Moving In My 30s Made Me Nostalgic For Physical Games

Eleven. That’s the number of times I’ve moved in my life. Across three continents, four countries, and five cities, many boxes have been filled and unfilled throughout my thirty years on this spinning rock. Boxes filled with essentials and non-essentials; knick-knacks that hold sentimental value, some of which you have to conjure the courage to let go as there’s simply no space for it; things that your parents threw away on a whim thinking your nine-year-old heart wouldn’t miss but you cry for weeks because of how much you miss it (yes, dad, I’m still upset about that Buzz Lightyear figure); and, of course, for any self-annointed gamer: video games. Lots and lots of video games.

As a child, I didn’t think twice when my parents told me I had to put all my PlayStation 2 discs in one of those thick CD binders, discarding their actual cases (and all their manuals) into recycling bins in order to save space during one of our many moves. I even thought it was kind of neat to be able to have all of my games in one, alphabetized package. A little over a decade later, when I was in my early twenties and about to move back from New York City to Vancouver, I remember thinking how much of a nuisance it was to fill my entire carry-on with my old Wii and Xbox 360 games. Not to mention the questions I was getting asked at JFK during security only added to the frustration–although, being a bearded South Asian man, that likely would’ve happened either way.

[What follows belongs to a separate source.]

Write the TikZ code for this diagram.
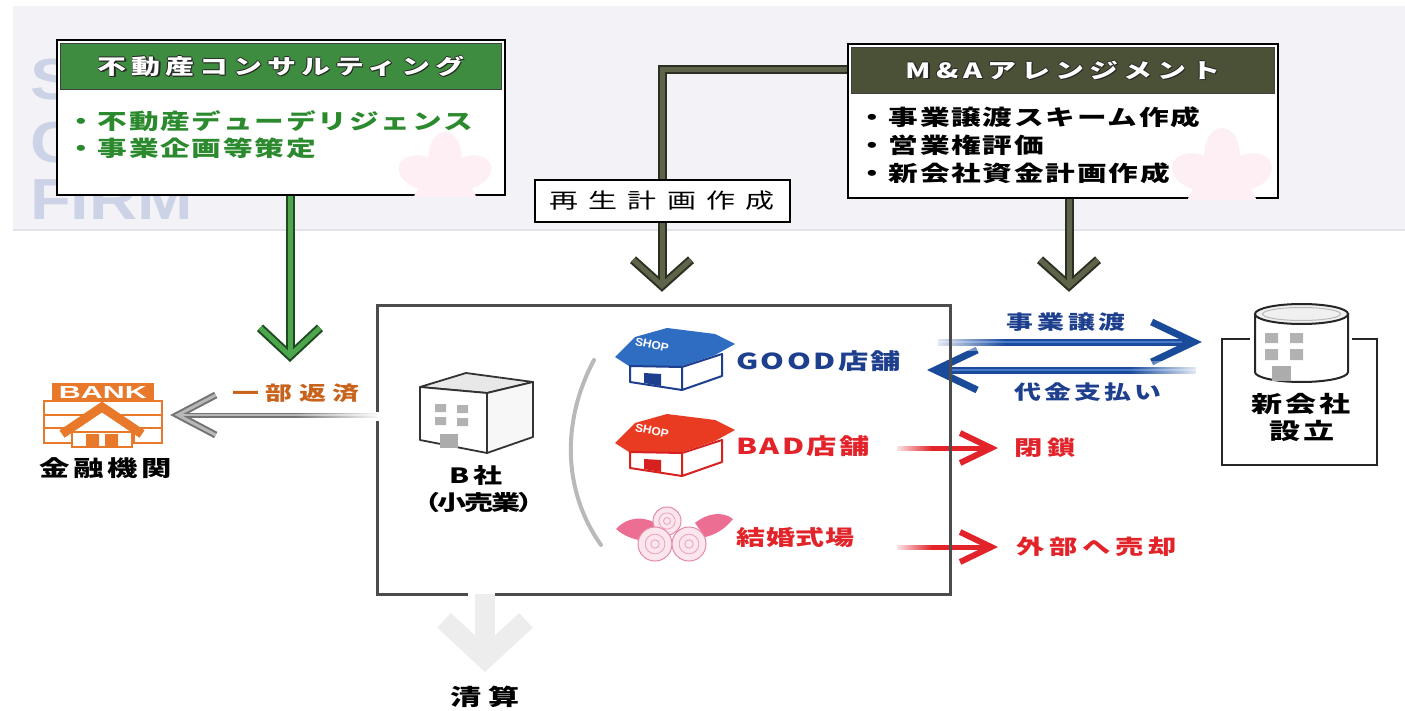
\documentclass[tikz,border=0pt]{standalone}
\usepackage{fontspec}
\usepackage{graphicx}
\setmainfont{Noto Sans CJK JP}
\newfontfamily\latinsans{Liberation Sans}
\usetikzlibrary{arrows.meta,fadings,calc}

% palette
\definecolor{band}{HTML}{F3F3F7}
\definecolor{bandedge}{HTML}{E2E2EA}
\definecolor{wm}{HTML}{CDD3E6}
\definecolor{sakura}{HTML}{FDEFF3}
\definecolor{hdrgreen}{HTML}{3E8C3F}
\definecolor{txtgreen}{HTML}{2C8A2E}
\definecolor{hdrolive}{HTML}{4B5137}
\definecolor{arrgreen}{HTML}{4DA54C}
\definecolor{arrgreenD}{HTML}{1E4A22}
\definecolor{oliveA}{HTML}{5E6449}
\definecolor{oliveD}{HTML}{2C3022}
\definecolor{navy}{HTML}{1D3F8D}
\definecolor{blueD}{HTML}{1A4B9A}
\definecolor{blueL}{HTML}{4A7BCB}
\definecolor{redA}{HTML}{E2232A}
\definecolor{payor}{HTML}{C8631C}
\definecolor{bankor}{HTML}{E8782A}
\definecolor{shopblue}{HTML}{2F6DC2}
\definecolor{shopline}{HTML}{1E3F90}
\definecolor{shopred}{HTML}{E93A22}
\definecolor{shoplineR}{HTML}{D7211F}
\definecolor{rose}{HTML}{EC6F93}
\definecolor{roseD}{HTML}{E58AA6}
\definecolor{roseL}{HTML}{FCE6EE}

% white overlays that fade the loose end of a shaft
\tikzfading[name=ovL, left color=transparent!0, right color=transparent!100]
\tikzfading[name=ovR, left color=transparent!100, right color=transparent!0]

% wide-set lettering
\newcommand\W[1]{\scalebox{1.38}[1]{#1}}
% white lettering with a dark rim
\newcommand\halo[1]{\leavevmode
  \rlap{\kern1.3pt\raisebox{-1.3pt}{\textcolor{black!85}{#1}}}%
  \rlap{\kern-0.7pt\textcolor{black!85}{#1}}%
  \rlap{\kern0.7pt\textcolor{black!85}{#1}}%
  \rlap{\raisebox{0.7pt}{\textcolor{black!85}{#1}}}%
  \rlap{\raisebox{-0.7pt}{\textcolor{black!85}{#1}}}%
  \textcolor{white}{#1}}

% five-petal blossom
\newcommand\sakura[3]{%
  \foreach \a in {0,72,144,216,288}{%
    \fill[sakura, rotate around={\a+18:(#1,#2)}] (#1+0.5*#3,#2) ellipse [x radius=0.5*#3, y radius=0.34*#3];}}

% shop icon: name, x, y, roof colour, line colour
\newcommand\shopicon[5]{%
  \begin{scope}[shift={(#2,#3)}]
    \fill[#4] (0,29) -- (20,9) -- (52,0) -- (100,6) -- (120,16) -- (100,27) -- (67,38) -- (14,38) -- cycle;
    \draw[#5, fill=white, line width=2pt, line join=round] (15,38) -- (67,39) -- (67,62) -- (15,54) -- cycle;
    \draw[#5, fill=white, line width=2pt, line join=round] (67,39) -- (107,26) -- (107,48) -- (67,62) -- cycle;
    \fill[#5] (29,45) -- (46,46) -- (46,58) -- (29,55) -- cycle;
    \node[rotate=-12, text=white, inner sep=0pt] (#1) at (37,17) {\resizebox{34pt}{8pt}{\latinsans\bfseries SHOP}};
  \end{scope}}

% bouquet of roses
\newcommand\roseicon[2]{%
  \begin{scope}[shift={(#1,#2)}]
    \fill[rose] (1,22) .. controls (12,10) and (28,8) .. (44,18) -- (34,34) .. controls (22,34) and (10,30) .. (1,22) -- cycle;
    \fill[rose] (118,12) .. controls (108,4) and (92,6) .. (80,16) -- (90,30) .. controls (100,28) and (110,22) .. (118,12) -- cycle;
    \foreach \cx/\cy/\r in {52/14/14, 40/37/17, 74/37/17}{%
      \draw[roseD, fill=roseL, line width=1pt] (\cx,\cy) circle [radius=\r];
      \draw[roseD!80, line width=0.8pt] (\cx,\cy) circle [radius=0.58*\r];
      \draw[roseD!80, line width=0.8pt] (\cx,\cy) circle [radius=0.25*\r];}
  \end{scope}}

\tikzset{
  jtxt/.style n args={3}{font=\fontsize{#1}{#1}\selectfont\bfseries\addfontfeature{LetterSpace=#2}, text=#3, inner sep=0pt},
  jtxtR/.style n args={3}{font=\fontsize{#1}{#1}\selectfont\addfontfeature{LetterSpace=#2}, text=#3, inner sep=0pt},
  wmark/.style={font=\latinsans\bfseries\fontsize{58}{58}\selectfont, text=wm, inner sep=0pt},
  svcbox/.style={draw=black, line width=2.5pt, fill=white, inner sep=0pt},
  hdrbar/.style={draw=black!75, line width=1.2pt, inner sep=0pt,
    font=\fontsize{21}{21}\selectfont\bfseries\addfontfeature{LetterSpace=17}},
  bline/.style={draw=black!70, line width=3pt, line join=miter},
  bldg/.style={draw=black!80, line width=1.8pt, line join=round},
  gO/.style={draw=arrgreenD, line width=9pt, -{Straight Barb[length=28pt,width=60pt,line width=9pt]}},
  gI/.style={draw=arrgreen, line width=5pt, -{Straight Barb[length=28pt,width=60pt,line width=5pt]}},
  oO/.style={draw=oliveD, line width=9pt, line join=miter, -{Straight Barb[length=26pt,width=58pt,line width=9pt]}},
  oI/.style={draw=oliveA, line width=5pt, line join=miter, -{Straight Barb[length=26pt,width=58pt,line width=5pt]}},
  gyO/.style={draw=black!55, line width=5pt, -{Straight Barb[length=38pt,width=40pt,line width=7pt]}},
  gyI/.style={draw=black!28, line width=1.5pt, -{Straight Barb[length=38pt,width=40pt,line width=3pt]}},
  bO/.style={draw=blueD, line width=7pt, -{Straight Barb[length=42pt,width=40pt,line width=7pt]}},
  bI/.style={draw=blueL, line width=2pt},
  rO/.style={draw=redA, line width=5pt, -{Straight Barb[length=31pt,width=30pt,line width=6pt]}},
  liq/.style={draw=black!7, line width=20pt, -{Straight Barb[length=38pt,width=82pt,line width=20pt]}},
}

\begin{document}
\begin{tikzpicture}[x=1pt,y=-1pt]
\useasboundingbox (0,0) rectangle (1405,711);
\fill[white] (0,0) rectangle (1405,711);

% backdrop band with the firm's watermark
\fill[band] (13,6) rectangle (1405,230);
\draw[bandedge, line width=1.2pt] (13,230) -- (1405,230);
\node[wmark, anchor=base west] (wmS) at (30,100) {\scalebox{1.15}[1]{S}};
\node[wmark, anchor=base west] (wmC) at (30,163) {\scalebox{1.15}[1]{C}};
\node[wmark, anchor=base west] (wmFIRM) at (30,220) {\scalebox{1.15}[1]{FIRM}};

% service boxes
\node[svcbox, minimum width=448pt, minimum height=155pt] (lbox) at (281,117.5) {};
\node[svcbox, minimum width=430pt, minimum height=154pt] (mbox) at (1063,121) {};
\begin{scope}
  \clip (lbox.south west) rectangle (lbox.north east);
  \sakura{445}{180}{48}
\end{scope}
\begin{scope}
  \clip (mbox.south west) rectangle (mbox.north east);
  \sakura{1222}{180}{52}
\end{scope}
\node[hdrbar, fill=hdrgreen, minimum width=441pt, minimum height=46pt] (lhdr) at (281,66.5) {\halo{\W{不動産コンサルティング}}};
\node[hdrbar, fill=hdrolive, minimum width=423pt, minimum height=46pt] (mhdr) at (1063,70.5) {\halo{\W{M\&Aアレンジメント}}};
\node[jtxt={21.5}{6}{txtgreen}, anchor=west] (l1) at (66,121) {\W{・不動産デューデリジェンス}};
\node[jtxt={21.5}{6}{txtgreen}, anchor=west] (l2) at (66,148) {\W{・事業企画等策定}};
\node[jtxt={21.5}{6}{black}, anchor=west] (m1) at (857,117) {\W{・事業譲渡スキーム作成}};
\node[jtxt={21.5}{6}{black}, anchor=west] (m2) at (857,145) {\W{・営業権評価}};
\node[jtxt={21.5}{6}{black}, anchor=west] (m3) at (857,173) {\W{・新会社資金計画作成}};

% frames of the company, the new company and the bank
\node[minimum width=572pt, minimum height=288pt, inner sep=0pt] (bbox) at (664,450) {};
\node[minimum width=155pt, minimum height=126pt, inner sep=0pt] (newco) at (1299.5,402) {};
\node[minimum width=120pt, minimum height=64pt, inner sep=0pt] (bank) at (103,415) {};

% labels
\node[jtxt={19.5}{23}{payor}] (repay) at (296,393) {\W{一部返済}};
\node[jtxt={22}{12}{black}] (bankL) at (106,468) {\W{金融機関}};
\node[jtxt={21}{15}{black}] (bName) at (476,476) {\W{B社}};
\node[jtxt={21}{-8}{black}] (bSub) at (479,503) {\W{（小売業）}};
\node[jtxt={22}{8}{navy}, anchor=west] (goodL) at (736,361) {\W{GOOD店舗}};
\node[jtxt={22}{8}{redA}, anchor=west] (badL) at (736,446) {\W{BAD店舗}};
\node[jtxt={21}{3}{redA}, anchor=west] (wedL) at (736,538) {\W{結婚式場}};
\node[jtxt={19.5}{15}{navy}] (xfL) at (1066,322) {\W{事業譲渡}};
\node[jtxt={19.5}{12}{navy}] (paL) at (1088,392) {\W{代金支払い}};
\node[jtxt={22.5}{9}{black}] (ncL1) at (1301,404) {\W{新会社}};
\node[jtxt={22.5}{9}{black}] (ncL2) at (1302,431) {\W{設立}};
\node[jtxt={20.5}{17}{redA}, anchor=west] (closeL) at (1014,448) {\W{閉鎖}};
\node[jtxt={20.5}{17}{redA}, anchor=west] (sellL) at (1016,547) {\W{外部へ売却}};
\node[jtxt={22.5}{21}{black}] (liqL) at (485,697) {\W{清算}};

% connector anchors
\coordinate (gX) at (290,0);
\coordinate (gTip) at (290,362);
\coordinate (oBend) at (662,70);
\coordinate (oX) at (1069,0);
\coordinate (xfS) at (938,342);
\coordinate (paT) at (927,370);
\coordinate (clS) at (897,448);
\coordinate (slS) at (897,547);

% consulting arrow
\draw[gO] (lbox.south -| gX) -- (gTip);
\draw[gI, shorten >=2.8pt] (lbox.south -| gX) -- (gTip);
% restructuring plan and M&A arrows
\draw[oO, shorten >=14pt] (mbox.west |- oBend) -- (oBend) -- (bbox.north -| oBend);
\draw[oI, shorten >=16.8pt] (mbox.west |- oBend) -- (oBend) -- (bbox.north -| oBend);
\draw[oO, shorten >=14pt] (mbox.south -| oX) -- (bbox.north -| oX);
\draw[oI, shorten >=16.8pt] (mbox.south -| oX) -- (bbox.north -| oX);
% partial repayment
\draw[gyO, shorten >=7pt] (bbox.west |- bank.east) -- (bank.east);
\draw[gyI, shorten >=11.3pt] (bbox.west |- bank.east) -- (bank.east);
% business transfer and payment
\draw[bO, shorten >=20pt] (xfS) -- (newco.west |- xfS);
\draw[bI, shorten >=40pt] (xfS) -- (newco.west |- xfS);
\draw[bO, shorten <=26pt] (newco.west |- paT) -- (paT);
\draw[bI, shorten <=26pt, shorten >=22pt] (newco.west |- paT) -- (paT);
% closure and sale
\draw[rO, shorten >=16pt] (clS) -- (closeL.west);
\draw[rO, shorten >=18pt] (slS) -- (sellL.west);
% liquidation
\draw[liq, shorten >=14pt] (bbox.south -| liqL) -- (liqL.north);

% faded shaft ends
\fill[white, path fading=ovL] (928,333) rectangle (1005,351);
\fill[white, path fading=ovR] (1130,361) rectangle (1205,379);
\fill[white, path fading=ovL] (892,441) rectangle (932,455);
\fill[white, path fading=ovL] (892,540) rectangle (932,554);
\fill[white, path fading=ovR] (295,409) rectangle (382,425);

% plan label on the connector
\node[draw=black, line width=2pt, fill=white, minimum width=255pt, minimum height=42pt, jtxtR={21}{35}{black}] (regen) at (662,201) {\W{再生計画作成}};

% company frame with openings
\draw[bline] ($(bbox.north west)+(0,106)$) -- (bbox.north west) -- (bbox.north east) -- (bbox.south east) -- ($(bbox.south west)+(117,0)$);
\draw[bline] ($(bbox.south west)+(90,0)$) -- (bbox.south west) -- ($(bbox.north west)+(0,115)$);

% new company frame
\draw[draw=black!85, line width=2pt] ($(newco.north west)+(28,0)$) -- (newco.north west) -- (newco.south west) -- (newco.south east) -- (newco.north east) -- ($(newco.north east)+(-25,0)$);
\draw[black!85, fill=white, line width=2pt] (1255,314) -- (1255,372) arc[start angle=180, end angle=0, x radius=46.5, y radius=10] -- (1348,314) -- cycle;
\draw[black!85, fill=gray!12, line width=2pt] (1301.5,314) ellipse [x radius=46.5, y radius=10];
\draw[gray!55, line width=1pt] (1301.5,314) ellipse [x radius=39, y radius=6.5];
\fill[gray!60] (1265,333) rectangle (1278,343) (1290,333) rectangle (1303,343)
               (1265,349) rectangle (1278,360) (1290,349) rectangle (1303,360);
\fill[gray!65] (1272,366) rectangle (1291,381);

% bank icon
\fill[bankor] (52,383) rectangle (154,401);
\node[text=white, inner sep=0pt] (bankSign) at (103,392) {\resizebox{88pt}{12pt}{\latinsans\bfseries BANK}};
\draw[bankor, fill=white, line width=2.5pt] (44,401) rectangle (162,415);
\draw[bankor, line width=2.5pt] (44,415) -- (44,428) (162,415) -- (162,428);
\draw[bankor, fill=white, line width=2.5pt] (44,428) rectangle (72,443);
\draw[bankor, fill=white, line width=2.5pt] (134,428) rectangle (162,443);
\fill[white] (66,432) -- (102,409) -- (138,432) -- cycle;
\draw[bankor, line width=9pt, line join=miter] (62,434) -- (102,407) -- (142,434);
\draw[bankor, fill=white, line width=2.5pt] (72,432) rectangle (132,447);
\fill[bankor] (86,434) rectangle (99,447) (105,434) rectangle (118,447);

% company building
\filldraw[bldg, fill=gray!18] (420,387) -- (466,373) -- (533,382) -- (487,393) -- cycle;
\filldraw[bldg, fill=white] (420,387) -- (487,393) -- (487,453) -- (420,440) -- cycle;
\filldraw[bldg, fill=gray!6] (487,393) -- (533,382) -- (533,437) -- (487,453) -- cycle;
\fill[gray!60] (435,404) rectangle (446,412) (457,405) rectangle (468,413)
               (435,417) rectangle (446,425) (457,418) rectangle (468,426);
\fill[gray!65] (440,434) rectangle (458,448);

% bracket round the business units
\draw[gray!55, line width=4pt, line cap=round] (594,360) .. controls (562,420) and (562,490) .. (601,545);

% business units
\shopicon{goodSign}{615}{328}{shopblue}{shopline}
\shopicon{badSign}{615}{414}{shopred}{shoplineR}
\roseicon{615}{507}
\end{tikzpicture}
\end{document}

As the years have passed, I’ve slowly but surely embraced our all-digital present; from the Xbox Series S being my foray into this current generation of consoles, to not shutting up about how amazing it feels to play triple-A titles via cloud streaming services on my Logitech G Cloud. Though I’ve written at length about the concerns of the eradication of physical media as it pertains to one’s media ownership being at the behest of billion-dollar corporations, I also cannot deny the many positives, like its lessened environmental impact to other factors like convenience and accessibility for the end-user. If it weren’t for services like Xbox Game Pass, I likely wouldn’t have played many indie titles from developers I previously hadn’t heard of, some of which have turned out to be all-time greats; leading me to purchase said games outright, or support them on their next game. Having a carousel of titles loaded up and ready to go on my Switch without the need to carry a bunch of individual cases makes switching games on the fly on a ten-plus hour, cross-Atlantic flight a lot easier. Furthermore, having rows and rows of game cases not sullying an otherwise tastefully decorated condo that my wife had worked tirelessly on is a perk I didn’t expect.

Physical Games
This library isn’t much, but it made me happy to go through it.

All of that said, however, it was during our latest move that I realized I had grown nostalgic for my old physical collection. I’d lined up rows of the few dozen games I still owned physically at the back of our media station in the living room. The collection wasn’t much to be impressed by: a couple dozen PS4 titles, a dozen or so of some of my favourite Xbox 360 and Wii games, and a handful of PS Vita and 3DS games. Most of these were blocked by our soundbar and were frankly used as a barrier to hide all the messy wires behind the open-backed stand. I hadn’t even taken out a single one of these games in over two years–until just last week. The stand was the last thing to be moved, as such these few dozen game cases were what I was left with in an otherwise empty living room. As I sat there with feather-duster in hand, brushing away the many layers of dust on these neglected cases, I couldn’t help but get a tad emotional. Holding game cases the likes of Super Mario Galaxy, Metroid Prime 3, and The Legend of Zelda: Skyward Sword, titles that I’d played while still in high school on my then (and possibly still) favourite console of all time; or PS4 and PS Vita titles like The Last of Us and Gravity Rush, games that brought me solace during quiet lonely nights in my decrepit studio apartment in New York City; it all felt as if I were going through not just my gaming history, but quite tangibly, my life.

I’m not sure if this is some third-life crisis of some sort, or if having recently hit the big three-o is giving me some sense of existential dread (though in fairness I’ve had the latter for well over a decade), but I can’t help but feel grateful for having decided to not discard these few handfuls of physical games. It’s made me realize the value physical media can have, beyond just the monetary or preservational reasons. Now, I should note that not all of my physical games resonated equally. My copy of Destiny for the PS4 elicited no more than a, “huh,” whereas seeing Okami for the Wii nearly brought me to tears when remembering my memories with that game. This is to say that, though this trip through memory lane has been wonderful, I doubt I’ll be fully reverting to an all-physical library anytime soon, just that I may reserve some space on my shelf for those select few, truly special titles; ones that I can pick up another thirty years from now and walk through their memories, waxing nostalgic to the wife from when I’d played them.